PetSmart: $$$ First, Rabbits Last; the rest of us are just the paycheck.
Corporate entity PetSmart, Inc., for quite a while now, has been putting profits before consideration of pet rabbit life. Today, it seems that PetSmart's policies have gone public in a big way. I ask that you please boycott PetSmart.
PetSmart has turned their back on a short-lived policy of adopting out otherwise homeless pet rabbits, preferring instead to purchase rabbits from breeders and offer those rabbits for sale to prospective pet owners. What's wrong with that? Well, if you were to visit your local animal shelter, you would find dozens of unwanted rabbits awaiting homes or "euthanasia". Pet rabbits are oftentimes bought as holiday (Easter) gifts and for other spur-of-the-moment reasons. The gifts of these impulsive purchases do not always survive their best intentions. The result: domestic rabbits turned loose to fend for themselves, or increased rabbit populations at shelters.
In a July 200 interview, PetSmart CEO said, "Six weeks before the Easter holiday bunnies become popular pet purchases, but 10 days later the majority of them wind up in shelters." Well...so what?
Bongo, Snowball, Bronwyn, Dharma, Lola, Nigel, and Marla and Ernie are just some of the over 200 rabbits in the Detroit area up for adoption (PetFinder.com). I'm sure there are more, I just stopped counting pages after eight. The bunnies: baby and senior and everything in between; Dutch, Lop-Eared, Rex, Mini Rex, Harlequin and other breeds.

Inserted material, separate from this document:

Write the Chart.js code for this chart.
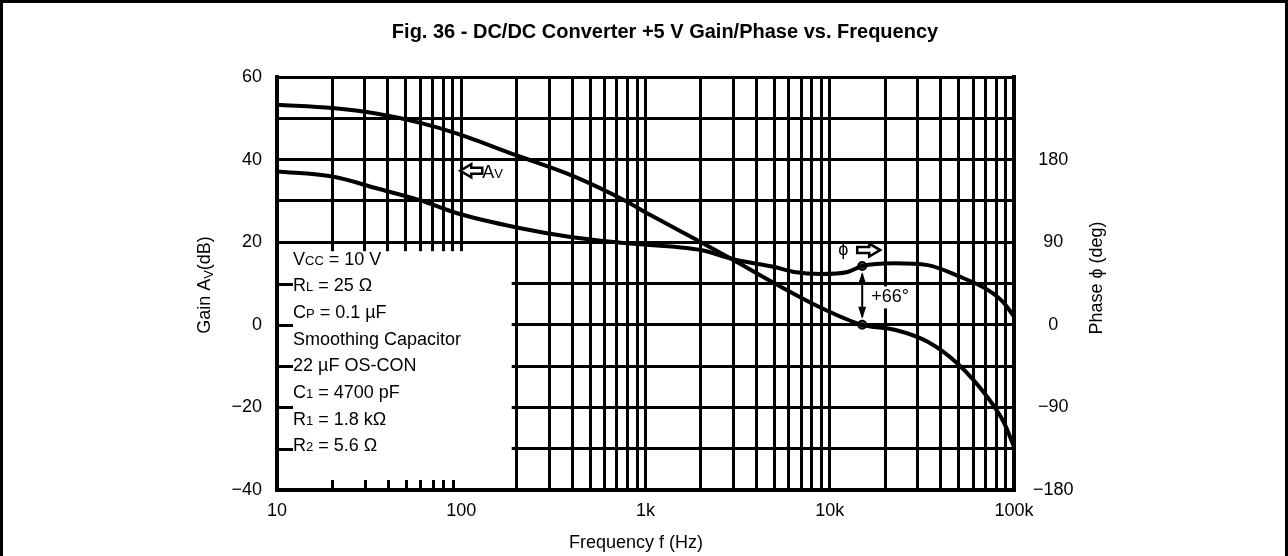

Did you ever see the 1978 Warren Beatty movie - Heaven Can Wait? There's a line in it where Beatty's character Joe Pendleton is addressing his Board about the company's concern over loss of profits of their canned tuna.; the expense of taking precautions so that dolphins are not caught/killed during tuna nettings. In addressing a change in corporate policy - for the better - Joe says: "But we don't care how much it costs,e just care how much it makes.... We can't have our tuna and eat it too without paying for the privilege." Joe says, "Would you pay a penny extra to save a fish that thinks?" I would. "Let's be the team that makes the rules, plays fair.... It'll cost us, but we don't care...beause we'll come out ahead in the end." He goes on to say (something to the effect of) "...when we get there (the Superbowl), let's already have won."
It's Joe Pendleton's attitude that I wish corporate America would adopt. Would I pay extra supplies if I knew the business cared about pets - and not just making a buck on getting them out the door. You bet. I'd pay extra for quality of life. It would be the best of both worlds: re-homed pets and trustworthy suppliers. What a concept.